- **Written exercise**: Search the material below for the string "chart" and list each line that holds it.
─── Material provided ───
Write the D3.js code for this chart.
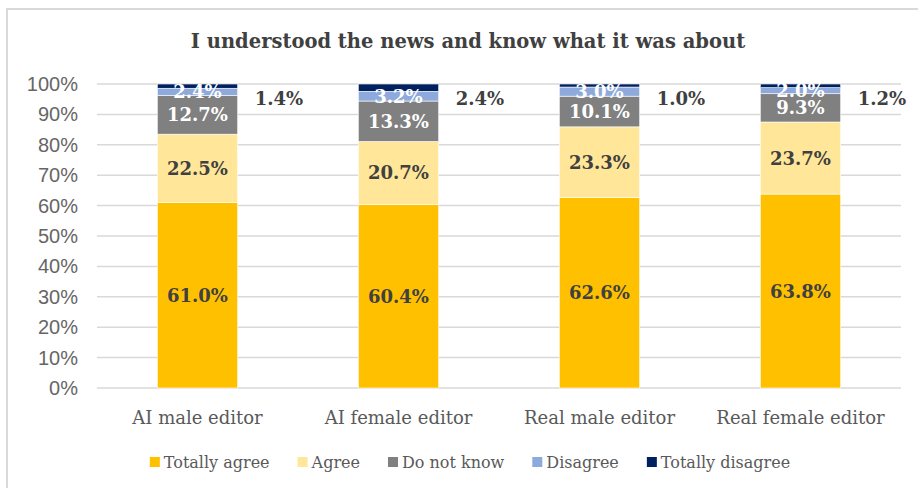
<!DOCTYPE html>
<html>
<head>
<meta charset="utf-8">
<script src="https://cdn.jsdelivr.net/npm/d3@7"></script>
<style>
  html, body { margin: 0; padding: 0; background: #fff; }
  svg { display: block; }
</style>
</head>
<body>
<div id="chart"></div>
<script>
// Survey answers per editor condition (percent of respondents)
const categories = ["AI male editor", "AI female editor", "Real male editor", "Real female editor"];
const seriesNames = ["Totally agree", "Agree", "Do not know", "Disagree", "Totally disagree"];
const totallyAgree    = [61.0, 60.4, 62.6, 63.8];
const agree           = [22.5, 20.7, 23.3, 23.7];
const doNotKnow       = [12.7, 13.3, 10.1, 9.3];
const disagree        = [2.4, 3.2, 3.0, 2.0];
const totallyDisagree = [1.4, 2.4, 1.0, 1.2];
const yTicks = [0, 10, 20, 30, 40, 50, 60, 70, 80, 90, 100];
const titleText = "I understood the news and know what it was about";

const colors = ["#FFC000", "#FFE699", "#808080", "#8EA9DB", "#002060"];
const labelColors = ["#404040", "#404040", "#ffffff", "#ffffff", "#404040"];

const W = 918, H = 488;
const margin = { top: 84, right: 17, bottom: 100, left: 97 };

const svg = d3.select("#chart").append("svg")
  .attr("width", W).attr("height", H);

// chart frame (top and left edges visible)
svg.append("path")
  .attr("d", `M7,${H} L7,9 L${W},9`)
  .attr("fill", "none").attr("stroke", "#d9d9d9").attr("stroke-width", 2);

const rows = categories.map((c, i) => {
  const r = { category: c };
  r[seriesNames[0]] = totallyAgree[i];
  r[seriesNames[1]] = agree[i];
  r[seriesNames[2]] = doNotKnow[i];
  r[seriesNames[3]] = disagree[i];
  r[seriesNames[4]] = totallyDisagree[i];
  return r;
});
const stacked = d3.stack().keys(seriesNames)(rows);

const x = d3.scaleBand().domain(categories)
  .range([margin.left, W - margin.right]).paddingInner(0.6).paddingOuter(0.3);
const y = d3.scaleLinear().domain([0, 100]).range([H - margin.bottom, margin.top]);

// gridlines
svg.append("g").selectAll("line").data(yTicks).join("line")
  .attr("x1", margin.left).attr("x2", W - margin.right)
  .attr("y1", d => y(d)).attr("y2", d => y(d))
  .attr("stroke", "#d9d9d9").attr("stroke-width", 1.5);

// y axis labels
const yAxis = d3.axisLeft(y).tickValues(yTicks).tickFormat(d => d + "%").tickSize(0).tickPadding(0);
const gy = svg.append("g").attr("transform", `translate(78,0)`).call(yAxis);
gy.select(".domain").remove();
gy.selectAll("text")
  .attr("font-family", "'Liberation Sans', Arial, sans-serif")
  .attr("font-size", 20).attr("fill", "#666666");

// bars
const layers = svg.append("g").selectAll("g").data(stacked).join("g")
  .attr("fill", (d, i) => colors[i]);
layers.selectAll("rect").data(d => d).join("rect")
  .attr("x", d => x(d.data.category))
  .attr("width", x.bandwidth())
  .attr("y", d => y(d[1]))
  .attr("height", d => y(d[0]) - y(d[1]))
  .attr("stroke", "#fff").attr("stroke-width", 0.6);

// value labels
const labelFont = "'DejaVu Serif', 'Liberation Serif', serif";
stacked.forEach((layer, si) => {
  const g = svg.append("g");
  layer.forEach(d => {
    const v = d[1] - d[0];
    const isTop = si === seriesNames.length - 1;
    g.append("text")
      .attr("x", isTop ? x(d.data.category) + x.bandwidth() + 17 : x(d.data.category) + x.bandwidth() / 2)
      .attr("y", isTop ? y(95.3) : y((d[0] + d[1]) / 2))
      .attr("text-anchor", isTop ? "start" : "middle")
      .attr("dominant-baseline", "central")
      .attr("font-family", labelFont).attr("font-weight", "bold")
      .attr("font-size", 18).attr("fill", labelColors[si])
      .text(v.toFixed(1) + "%");
  });
});

// category labels
const xAxis = d3.axisBottom(x).tickSize(0).tickPadding(0);
const gx = svg.append("g").attr("transform", `translate(0,${H - margin.bottom + 36})`).call(xAxis);
gx.select(".domain").remove();
gx.selectAll("text")
  .attr("font-family", labelFont).attr("font-size", 18).attr("fill", "#595959")
  .attr("dy", "0");

// title
svg.append("text")
  .attr("x", 468).attr("y", 48).attr("text-anchor", "middle")
  .attr("font-family", "'DejaVu Serif', serif")
  .attr("font-weight", "bold").attr("font-size", 19.5).attr("fill", "#404040")
  .text(titleText);

// legend
const legend = svg.append("g");
let lx = 0;
seriesNames.forEach((name, i) => {
  const it = legend.append("g");
  it.append("rect").attr("x", 0).attr("y", -11).attr("width", 10).attr("height", 10).attr("fill", colors[i]);
  const t = it.append("text").attr("x", 14).attr("y", 0)
    .attr("font-family", labelFont).attr("font-size", 16).attr("fill", "#595959").text(name);
  const w = 14 + t.node().getComputedTextLength();
  it.attr("transform", `translate(${lx},0)`);
  lx += w + 28;
});
const legendWidth = lx - 28;
legend.attr("transform", `translate(${470 - legendWidth / 2},468)`);
</script>
</body>
</html>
───
- **Written response**:
Write the D3.js code for this chart.
<div id="chart"></div>
const svg = d3.select("#chart").append("svg")
// chart frame (top and left edges visible)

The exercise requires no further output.